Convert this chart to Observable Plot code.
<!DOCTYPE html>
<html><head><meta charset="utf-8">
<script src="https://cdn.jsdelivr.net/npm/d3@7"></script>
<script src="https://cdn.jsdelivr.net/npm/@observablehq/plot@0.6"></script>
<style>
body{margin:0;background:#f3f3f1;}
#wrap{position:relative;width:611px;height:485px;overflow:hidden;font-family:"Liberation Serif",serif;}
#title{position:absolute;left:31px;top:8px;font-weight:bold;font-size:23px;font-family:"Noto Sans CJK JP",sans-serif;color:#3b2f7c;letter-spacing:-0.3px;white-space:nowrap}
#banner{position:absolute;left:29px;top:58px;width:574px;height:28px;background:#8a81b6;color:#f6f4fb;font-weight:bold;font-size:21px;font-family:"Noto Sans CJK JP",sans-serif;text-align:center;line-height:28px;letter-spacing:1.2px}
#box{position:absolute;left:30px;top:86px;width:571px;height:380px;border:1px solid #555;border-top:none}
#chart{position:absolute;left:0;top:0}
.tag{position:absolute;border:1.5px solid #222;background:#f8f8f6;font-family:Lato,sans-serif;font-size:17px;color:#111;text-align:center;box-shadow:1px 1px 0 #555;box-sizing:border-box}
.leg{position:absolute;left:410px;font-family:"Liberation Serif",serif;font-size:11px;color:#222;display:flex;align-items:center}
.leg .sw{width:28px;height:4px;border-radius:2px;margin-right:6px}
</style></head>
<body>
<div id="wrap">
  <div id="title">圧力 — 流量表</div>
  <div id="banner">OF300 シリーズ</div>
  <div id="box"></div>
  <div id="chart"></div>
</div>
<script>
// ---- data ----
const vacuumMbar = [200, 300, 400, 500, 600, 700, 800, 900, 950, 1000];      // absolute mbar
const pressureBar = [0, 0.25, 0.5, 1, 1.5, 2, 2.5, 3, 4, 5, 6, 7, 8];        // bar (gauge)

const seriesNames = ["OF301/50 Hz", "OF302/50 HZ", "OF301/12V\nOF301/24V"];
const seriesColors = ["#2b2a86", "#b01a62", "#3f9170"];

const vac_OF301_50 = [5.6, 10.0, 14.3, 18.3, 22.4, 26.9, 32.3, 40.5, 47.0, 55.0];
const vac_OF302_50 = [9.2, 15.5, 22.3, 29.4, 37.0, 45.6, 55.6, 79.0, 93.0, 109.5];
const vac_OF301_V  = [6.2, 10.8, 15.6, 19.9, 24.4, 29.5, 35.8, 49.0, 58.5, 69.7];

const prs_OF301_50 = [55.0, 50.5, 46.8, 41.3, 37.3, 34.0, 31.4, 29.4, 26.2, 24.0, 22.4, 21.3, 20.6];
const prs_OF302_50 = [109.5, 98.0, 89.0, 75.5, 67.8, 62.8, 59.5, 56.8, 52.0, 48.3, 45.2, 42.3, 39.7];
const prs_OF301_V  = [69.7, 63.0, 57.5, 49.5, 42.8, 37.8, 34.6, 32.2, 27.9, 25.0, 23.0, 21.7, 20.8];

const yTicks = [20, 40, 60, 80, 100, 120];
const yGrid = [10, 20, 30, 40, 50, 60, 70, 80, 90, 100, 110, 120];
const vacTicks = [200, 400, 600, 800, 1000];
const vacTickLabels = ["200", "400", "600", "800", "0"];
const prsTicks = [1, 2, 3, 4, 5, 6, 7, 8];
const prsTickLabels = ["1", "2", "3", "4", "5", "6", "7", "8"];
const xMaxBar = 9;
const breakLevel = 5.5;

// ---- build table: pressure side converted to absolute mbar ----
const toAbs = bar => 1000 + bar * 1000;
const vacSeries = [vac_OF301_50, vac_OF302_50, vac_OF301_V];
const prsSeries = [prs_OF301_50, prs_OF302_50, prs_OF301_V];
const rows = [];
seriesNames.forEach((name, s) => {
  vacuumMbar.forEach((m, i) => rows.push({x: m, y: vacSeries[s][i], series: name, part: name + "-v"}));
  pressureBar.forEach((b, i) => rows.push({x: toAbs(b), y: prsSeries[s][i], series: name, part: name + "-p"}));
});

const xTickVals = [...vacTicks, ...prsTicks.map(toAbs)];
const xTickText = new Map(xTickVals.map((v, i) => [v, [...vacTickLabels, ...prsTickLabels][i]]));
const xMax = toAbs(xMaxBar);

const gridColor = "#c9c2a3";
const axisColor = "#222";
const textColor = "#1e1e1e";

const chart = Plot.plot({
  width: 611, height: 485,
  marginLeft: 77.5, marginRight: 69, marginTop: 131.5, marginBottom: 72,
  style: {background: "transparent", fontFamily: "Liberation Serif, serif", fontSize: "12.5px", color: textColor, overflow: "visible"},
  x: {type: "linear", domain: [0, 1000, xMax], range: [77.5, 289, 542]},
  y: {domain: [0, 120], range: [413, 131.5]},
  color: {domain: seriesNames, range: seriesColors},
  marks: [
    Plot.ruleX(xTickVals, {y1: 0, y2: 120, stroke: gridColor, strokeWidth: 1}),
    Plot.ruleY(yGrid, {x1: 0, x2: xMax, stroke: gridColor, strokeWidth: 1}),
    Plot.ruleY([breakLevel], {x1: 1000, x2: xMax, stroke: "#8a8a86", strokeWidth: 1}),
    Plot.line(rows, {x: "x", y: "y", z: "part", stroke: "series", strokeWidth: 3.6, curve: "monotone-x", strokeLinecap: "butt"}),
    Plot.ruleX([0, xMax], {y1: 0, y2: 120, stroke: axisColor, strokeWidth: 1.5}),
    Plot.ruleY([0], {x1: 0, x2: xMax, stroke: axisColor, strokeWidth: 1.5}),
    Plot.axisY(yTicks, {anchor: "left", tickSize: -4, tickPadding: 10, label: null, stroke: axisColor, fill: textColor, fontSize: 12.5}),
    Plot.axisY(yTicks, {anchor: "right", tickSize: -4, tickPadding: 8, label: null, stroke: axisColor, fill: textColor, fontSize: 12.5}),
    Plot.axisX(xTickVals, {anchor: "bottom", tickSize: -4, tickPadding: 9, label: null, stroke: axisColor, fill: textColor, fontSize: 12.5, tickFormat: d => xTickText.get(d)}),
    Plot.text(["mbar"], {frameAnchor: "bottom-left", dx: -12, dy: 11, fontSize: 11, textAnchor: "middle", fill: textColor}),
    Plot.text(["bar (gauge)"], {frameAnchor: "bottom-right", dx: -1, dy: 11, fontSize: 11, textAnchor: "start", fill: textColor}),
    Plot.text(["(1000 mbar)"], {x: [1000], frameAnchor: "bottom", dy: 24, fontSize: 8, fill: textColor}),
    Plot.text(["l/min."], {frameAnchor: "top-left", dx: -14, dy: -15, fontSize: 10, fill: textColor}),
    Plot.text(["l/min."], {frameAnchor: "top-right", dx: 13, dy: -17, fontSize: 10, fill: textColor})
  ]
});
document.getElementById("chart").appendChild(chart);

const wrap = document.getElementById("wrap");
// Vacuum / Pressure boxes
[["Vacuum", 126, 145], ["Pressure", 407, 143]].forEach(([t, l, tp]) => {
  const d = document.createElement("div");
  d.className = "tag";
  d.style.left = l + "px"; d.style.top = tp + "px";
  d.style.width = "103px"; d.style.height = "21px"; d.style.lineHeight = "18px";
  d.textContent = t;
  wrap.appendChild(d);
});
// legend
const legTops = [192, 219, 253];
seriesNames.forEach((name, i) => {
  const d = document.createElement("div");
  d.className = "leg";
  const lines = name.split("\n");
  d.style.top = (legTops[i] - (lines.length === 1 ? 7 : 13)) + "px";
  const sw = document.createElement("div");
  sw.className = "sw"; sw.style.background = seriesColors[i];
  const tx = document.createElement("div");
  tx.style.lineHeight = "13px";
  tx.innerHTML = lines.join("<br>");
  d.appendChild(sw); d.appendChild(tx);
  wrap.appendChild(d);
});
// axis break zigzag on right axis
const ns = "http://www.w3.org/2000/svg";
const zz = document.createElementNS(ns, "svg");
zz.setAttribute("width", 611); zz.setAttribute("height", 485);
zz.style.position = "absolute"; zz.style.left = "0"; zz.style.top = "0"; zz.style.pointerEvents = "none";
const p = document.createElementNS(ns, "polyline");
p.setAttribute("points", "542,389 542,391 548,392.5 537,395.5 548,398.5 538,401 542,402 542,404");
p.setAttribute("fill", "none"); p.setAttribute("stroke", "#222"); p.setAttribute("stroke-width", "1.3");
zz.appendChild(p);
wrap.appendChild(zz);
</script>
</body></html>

+---+

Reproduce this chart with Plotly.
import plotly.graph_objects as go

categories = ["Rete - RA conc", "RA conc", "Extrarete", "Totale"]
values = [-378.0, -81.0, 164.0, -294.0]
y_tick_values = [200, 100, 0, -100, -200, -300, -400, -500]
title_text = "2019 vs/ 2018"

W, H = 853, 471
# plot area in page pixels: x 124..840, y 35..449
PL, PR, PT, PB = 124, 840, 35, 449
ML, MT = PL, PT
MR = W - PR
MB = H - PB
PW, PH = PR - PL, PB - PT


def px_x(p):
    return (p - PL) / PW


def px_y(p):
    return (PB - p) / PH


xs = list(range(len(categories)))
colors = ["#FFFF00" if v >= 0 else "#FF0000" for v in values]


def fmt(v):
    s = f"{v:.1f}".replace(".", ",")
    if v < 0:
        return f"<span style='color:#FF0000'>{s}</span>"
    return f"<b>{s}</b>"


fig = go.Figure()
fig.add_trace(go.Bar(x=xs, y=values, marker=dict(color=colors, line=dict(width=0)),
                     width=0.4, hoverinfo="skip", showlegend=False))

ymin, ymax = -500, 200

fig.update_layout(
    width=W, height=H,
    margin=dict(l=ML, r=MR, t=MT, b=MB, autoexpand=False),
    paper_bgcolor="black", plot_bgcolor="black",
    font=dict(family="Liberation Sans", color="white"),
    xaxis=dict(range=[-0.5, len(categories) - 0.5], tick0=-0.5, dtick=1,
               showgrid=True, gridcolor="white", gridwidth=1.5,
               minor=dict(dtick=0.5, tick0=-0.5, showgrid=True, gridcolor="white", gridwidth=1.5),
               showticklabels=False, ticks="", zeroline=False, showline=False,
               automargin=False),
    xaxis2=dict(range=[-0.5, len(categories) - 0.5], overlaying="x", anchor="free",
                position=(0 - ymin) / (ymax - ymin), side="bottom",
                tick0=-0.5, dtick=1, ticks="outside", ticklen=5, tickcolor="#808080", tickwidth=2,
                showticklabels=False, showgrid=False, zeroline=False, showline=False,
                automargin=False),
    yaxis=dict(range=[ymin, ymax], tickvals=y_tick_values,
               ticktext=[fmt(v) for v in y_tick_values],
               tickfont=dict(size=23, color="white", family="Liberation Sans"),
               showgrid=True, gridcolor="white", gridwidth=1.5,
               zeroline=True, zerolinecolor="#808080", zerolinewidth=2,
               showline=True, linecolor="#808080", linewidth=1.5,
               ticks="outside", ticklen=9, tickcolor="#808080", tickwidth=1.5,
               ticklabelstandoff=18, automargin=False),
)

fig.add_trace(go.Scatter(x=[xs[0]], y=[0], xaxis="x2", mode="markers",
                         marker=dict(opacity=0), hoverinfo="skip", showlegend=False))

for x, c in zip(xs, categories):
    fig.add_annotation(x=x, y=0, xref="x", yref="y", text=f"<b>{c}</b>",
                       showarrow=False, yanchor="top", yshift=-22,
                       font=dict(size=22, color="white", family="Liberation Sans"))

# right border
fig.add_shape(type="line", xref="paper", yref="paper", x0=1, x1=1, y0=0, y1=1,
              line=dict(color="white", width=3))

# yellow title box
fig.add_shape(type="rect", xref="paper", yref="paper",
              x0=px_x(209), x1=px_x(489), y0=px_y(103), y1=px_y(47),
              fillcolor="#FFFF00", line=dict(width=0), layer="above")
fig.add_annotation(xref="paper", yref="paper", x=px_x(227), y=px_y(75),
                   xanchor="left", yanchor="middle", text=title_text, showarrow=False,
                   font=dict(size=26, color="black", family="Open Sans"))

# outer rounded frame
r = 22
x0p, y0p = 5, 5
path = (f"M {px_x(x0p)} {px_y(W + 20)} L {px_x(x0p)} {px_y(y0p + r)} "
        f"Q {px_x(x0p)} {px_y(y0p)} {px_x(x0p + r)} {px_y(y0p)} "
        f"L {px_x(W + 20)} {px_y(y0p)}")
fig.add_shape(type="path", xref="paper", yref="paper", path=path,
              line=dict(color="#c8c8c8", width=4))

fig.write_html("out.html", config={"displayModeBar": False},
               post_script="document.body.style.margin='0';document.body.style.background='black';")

+---+

**Set problem:**
Repeat exactly the lines running from the one with "Convert this chart to Observable Plot code." through the one with "49.0, 58.5, 69.7];", both included.

**Result of this task:**
Convert this chart to Observable Plot code.
<!DOCTYPE html>
<html><head><meta charset="utf-8">
<script src="https://cdn.jsdelivr.net/npm/d3@7"></script>
<script src="https://cdn.jsdelivr.net/npm/@observablehq/plot@0.6"></script>
<style>
body{margin:0;background:#f3f3f1;}
#wrap{position:relative;width:611px;height:485px;overflow:hidden;font-family:"Liberation Serif",serif;}
#title{position:absolute;left:31px;top:8px;font-weight:bold;font-size:23px;font-family:"Noto Sans CJK JP",sans-serif;color:#3b2f7c;letter-spacing:-0.3px;white-space:nowrap}
#banner{position:absolute;left:29px;top:58px;width:574px;height:28px;background:#8a81b6;color:#f6f4fb;font-weight:bold;font-size:21px;font-family:"Noto Sans CJK JP",sans-serif;text-align:center;line-height:28px;letter-spacing:1.2px}
#box{position:absolute;left:30px;top:86px;width:571px;height:380px;border:1px solid #555;border-top:none}
#chart{position:absolute;left:0;top:0}
.tag{position:absolute;border:1.5px solid #222;background:#f8f8f6;font-family:Lato,sans-serif;font-size:17px;color:#111;text-align:center;box-shadow:1px 1px 0 #555;box-sizing:border-box}
.leg{position:absolute;left:410px;font-family:"Liberation Serif",serif;font-size:11px;color:#222;display:flex;align-items:center}
.leg .sw{width:28px;height:4px;border-radius:2px;margin-right:6px}
</style></head>
<body>
<div id="wrap">
  <div id="title">圧力 — 流量表</div>
  <div id="banner">OF300 シリーズ</div>
  <div id="box"></div>
  <div id="chart"></div>
</div>
<script>
// ---- data ----
const vacuumMbar = [200, 300, 400, 500, 600, 700, 800, 900, 950, 1000];      // absolute mbar
const pressureBar = [0, 0.25, 0.5, 1, 1.5, 2, 2.5, 3, 4, 5, 6, 7, 8];        // bar (gauge)

const seriesNames = ["OF301/50 Hz", "OF302/50 HZ", "OF301/12V\nOF301/24V"];
const seriesColors = ["#2b2a86", "#b01a62", "#3f9170"];

const vac_OF301_50 = [5.6, 10.0, 14.3, 18.3, 22.4, 26.9, 32.3, 40.5, 47.0, 55.0];
const vac_OF302_50 = [9.2, 15.5, 22.3, 29.4, 37.0, 45.6, 55.6, 79.0, 93.0, 109.5];
const vac_OF301_V  = [6.2, 10.8, 15.6, 19.9, 24.4, 29.5, 35.8, 49.0, 58.5, 69.7];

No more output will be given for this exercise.